Temu and Shein, China-founded budget e-commerce platforms, are increasingly turning to Europe as their U.S. operations suffer under unfavorable trade policies. However, their entry into European markets may not be met with open arms. In recent weeks, complaints have been filed against both companies within the European Union, accusing them of questionable business practices. These developments coincide with the EU’s introduction of a new two-euro flat fee on small packages that were previously exempt from customs duties—packages commonly shipped by online marketplaces like Temu and Shein.
Experts warn these challenges may further hinder the platforms’ growth, following the U.S. closure of a small package tariff exemption in May and the imposition of high duties—54% or $100 for items sent through postal services.
Anand Kumar, associate director of research at Coresight Research, told CNBC that as regulatory and trade pressures intensify in the U.S., Temu and Shein are eyeing Europe and the U.K. as vital growth markets. Yet, Kumar noted that the companies are already encountering regulatory resistance in these new regions similar to what they faced in the U.S.
He described the EU’s proposed €2 customs fee as “more than a minor surcharge” but rather a strategic move designed to curb the rapid expansion of ultra-cheap cross-border e-commerce. Kumar warned this could reshape how these platforms operate in Europe over the next two to three years.
Boosted European Presence
Reflecting their shift away from the U.S., Temu and Shein have increased advertising spending in Europe, especially in the U.K. and France, according to Reuters. Consumer Edge Research, which tracks spending patterns through credit and debit card data, found that Temu’s consumer spending in the U.S. dropped roughly 36% year-over-year in May, while Shein’s declined 13% during the same period.
Many former U.S. customers of these platforms have migrated their spending toward established department stores and fast fashion retailers. Sensor Tower data further shows a significant slowdown in U.S. app usage for Temu and Shein.
Conversely, in the U.K. and EU, the platforms have experienced strong growth. May data revealed year-over-year consumer spending increases of 63% in the EU and 38% in the U.K. Shein’s growth stood at 19% in the EU and 42% in the U.K., while Temu showed particularly strong gains in France, Europe’s second-largest economy.
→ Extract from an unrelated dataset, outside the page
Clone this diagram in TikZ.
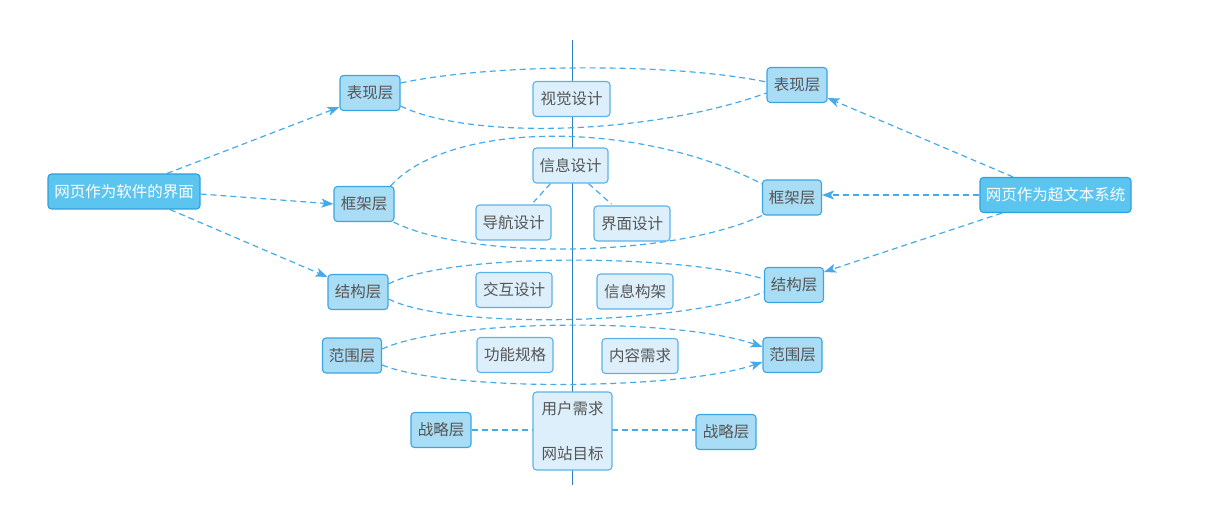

To capitalize on this momentum, both companies are expanding their operations in Europe by boosting warehouse capacity, experimenting with localized business models, and substantially increasing digital advertising in key markets like the U.K., France, and Germany.
Kumar emphasized that this expansion reflects a strategic realignment rather than opportunistic moves. However, he also cautioned that Europe’s strict regulations on product safety, consumer protection, and fair competition require Temu and Shein to invest heavily in compliance and transparency.
Mounting Regulatory Challenges
Recent developments signal growing scrutiny. French media report that an “anti-fast fashion” bill under debate in France explicitly targets ultra-cheap platforms like Shein and Temu. This legislation aims to penalize fast-fashion products for their environmental impact.
Moreover, the pan-European consumer group BEUC filed complaints with the European Commission against Shein and Temu over their use of deceptive “dark patterns” that encourage overconsumption. These complaints follow an EU investigation into Shein’s adherence to consumer laws and a public call in May for Shein to comply with EU protections.
Xiaomeng Lu, director of geotechnology at Eurasia Group, observed that the regulatory pressure Temu and Shein face in the EU mirrors what they encountered in the U.S. She explained that while their efficient supply chains and cost-effective offerings succeed in fast fashion, their labor and human rights standards may conflict with expectations in high-value markets like the EU and U.S.
Lu cited rising global protectionism and regulatory scrutiny as key drivers behind these developments.
In the U.S., Temu has faced accusations of violating the Uyghur Forced Labor Prevention Act (UFLPA), which bans imports linked to forced labor in China’s Xinjiang region.
Europe is preparing for tighter oversight as well. The Corporate Sustainability Due Diligence Directive, which member states must incorporate into national laws by July 2026, will require companies operating in the EU to identify and mitigate human rights abuses in their supply chains, disclose environmental impacts, and face penalties for inadequate action.
While these demands increase compliance costs, Kumar notes Europe still represents a significant growth opportunity amid a global environment trending toward protectionism.
Author’s Opinion
Temu and Shein’s pivot to Europe highlights the complex balancing act global e-commerce companies face amid growing protectionism and heightened regulatory scrutiny. While Europe offers fertile ground for growth, it demands higher standards in labor practices, consumer rights, and environmental responsibility. Success in these markets will require more than aggressive expansion—it will demand genuine commitment to compliance and sustainability. The companies’ future will hinge on their ability to adapt to these evolving expectations without compromising their core business models.